We have well in mind the high bar for reopening a return order, but we nonetheless conclude that the discrepancies in the legal and practical regimes that have emerged since the original return order was made can only be seen as a fundamental and undermining change in circumstances. We allow the children’s appeal from the refusal of the applications to set aside the return order.

57.

How, then, should this court dispose of the appeal? We have concluded that we should adjourn it for a fixed period to give a further opportunity for the Court of Common Pleas to consider the position in the light of the information that was not before it in May 2025, namely that a suitable family member other than the father is now available as a short term carer. It may be possible for the protective measures identified as necessary by the English court to be effected in Pennsylvania. A further hearing would also allow the Court of Common Pleas to consider the position of the children if their mother is not arrested but has had their travel documents removed from her.

58.

It will of course be entirely a matter for the Court of Common Pleas as to whether it chooses to make any further order in the light of the new information, but we consider it to be in the interests of the children that such an opportunity should be afforded before we make final orders disposing of all aspects of this appeal.

59.

This unusual course is justified because the courts in England and America have both reached the firm conclusion that these children should return to America, yet the children have now been in England for over three years. Having had the opportunity to study the proceedings in both jurisdictions, it is our respectful and considered view that the present difficulties might yet be overcome if each court has a fuller understanding of the other’s perspective.
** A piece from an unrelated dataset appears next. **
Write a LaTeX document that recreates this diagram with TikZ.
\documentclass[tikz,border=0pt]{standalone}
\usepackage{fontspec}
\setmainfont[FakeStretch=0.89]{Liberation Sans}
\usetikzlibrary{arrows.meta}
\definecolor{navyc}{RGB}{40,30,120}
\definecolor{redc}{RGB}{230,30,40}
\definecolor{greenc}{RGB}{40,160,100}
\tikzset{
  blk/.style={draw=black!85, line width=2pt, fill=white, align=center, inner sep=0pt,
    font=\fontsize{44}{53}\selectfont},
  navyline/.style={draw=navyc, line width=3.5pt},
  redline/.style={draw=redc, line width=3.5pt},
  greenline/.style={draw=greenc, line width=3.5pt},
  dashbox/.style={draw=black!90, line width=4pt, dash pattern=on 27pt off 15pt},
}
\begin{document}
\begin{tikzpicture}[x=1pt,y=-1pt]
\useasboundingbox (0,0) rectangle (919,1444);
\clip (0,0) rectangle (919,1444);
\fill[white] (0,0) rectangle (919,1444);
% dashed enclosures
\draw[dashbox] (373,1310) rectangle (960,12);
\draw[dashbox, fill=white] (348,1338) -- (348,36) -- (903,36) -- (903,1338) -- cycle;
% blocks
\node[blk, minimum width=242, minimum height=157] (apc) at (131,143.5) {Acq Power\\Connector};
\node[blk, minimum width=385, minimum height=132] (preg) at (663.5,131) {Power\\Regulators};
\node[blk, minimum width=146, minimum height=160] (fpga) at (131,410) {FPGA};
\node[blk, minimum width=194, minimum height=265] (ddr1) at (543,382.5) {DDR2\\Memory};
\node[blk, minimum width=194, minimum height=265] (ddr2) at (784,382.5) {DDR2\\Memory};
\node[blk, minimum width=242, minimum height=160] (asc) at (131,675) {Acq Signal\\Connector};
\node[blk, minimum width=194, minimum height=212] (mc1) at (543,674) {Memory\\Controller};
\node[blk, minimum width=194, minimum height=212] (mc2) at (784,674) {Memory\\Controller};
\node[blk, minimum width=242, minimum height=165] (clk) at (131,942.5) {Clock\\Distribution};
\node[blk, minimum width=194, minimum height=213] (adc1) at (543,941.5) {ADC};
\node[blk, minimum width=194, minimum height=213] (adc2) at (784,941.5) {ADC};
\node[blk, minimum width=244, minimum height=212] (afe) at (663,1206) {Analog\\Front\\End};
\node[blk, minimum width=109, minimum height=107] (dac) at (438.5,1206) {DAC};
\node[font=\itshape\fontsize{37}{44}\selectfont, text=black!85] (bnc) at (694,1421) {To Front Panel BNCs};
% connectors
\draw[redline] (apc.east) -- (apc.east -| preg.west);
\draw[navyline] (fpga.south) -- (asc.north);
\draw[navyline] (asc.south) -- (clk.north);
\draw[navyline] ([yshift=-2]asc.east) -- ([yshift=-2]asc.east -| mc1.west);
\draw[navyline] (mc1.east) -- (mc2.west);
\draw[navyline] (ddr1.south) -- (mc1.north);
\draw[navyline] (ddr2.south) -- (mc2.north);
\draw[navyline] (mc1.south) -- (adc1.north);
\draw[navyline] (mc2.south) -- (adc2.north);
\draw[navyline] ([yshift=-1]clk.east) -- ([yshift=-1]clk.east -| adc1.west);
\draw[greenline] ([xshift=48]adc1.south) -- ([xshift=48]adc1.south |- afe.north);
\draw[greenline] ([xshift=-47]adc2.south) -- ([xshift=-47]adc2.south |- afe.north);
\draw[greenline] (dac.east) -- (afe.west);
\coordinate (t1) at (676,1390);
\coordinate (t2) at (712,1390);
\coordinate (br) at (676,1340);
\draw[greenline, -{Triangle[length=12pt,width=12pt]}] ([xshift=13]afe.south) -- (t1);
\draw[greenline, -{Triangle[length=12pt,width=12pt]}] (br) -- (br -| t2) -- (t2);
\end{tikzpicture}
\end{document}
It is in the children’s interests that the decision-makers in each of the national jurisdictions should be fully aware of the up-to-date position in the other jurisdiction.

60.

We shall therefore:

1)

Set aside paragraph 11 of the order of 22 July 2025, whereby the applications made by the mother and the children for the return order to be set aside were dismissed.

2)

Adjourn the appeal on the basis that it is to be restored in no more than 90 days, so by 10 February 2026.

3)

Stay the return order contained at paragraphs 15 and 16 of the order of 22 July 2025, pending further order of this court.

4)

Cause a copy of our judgment and order, and the two judgments given by the President in this matter, to the International Family Justice Office (for the attention of the UK Hague Network Judge, Lord Justice Moylan), for onward transmission to the Hague Network Judge in the United States.

5)

Invite the parties to agree further interim directions to give effect to our decision.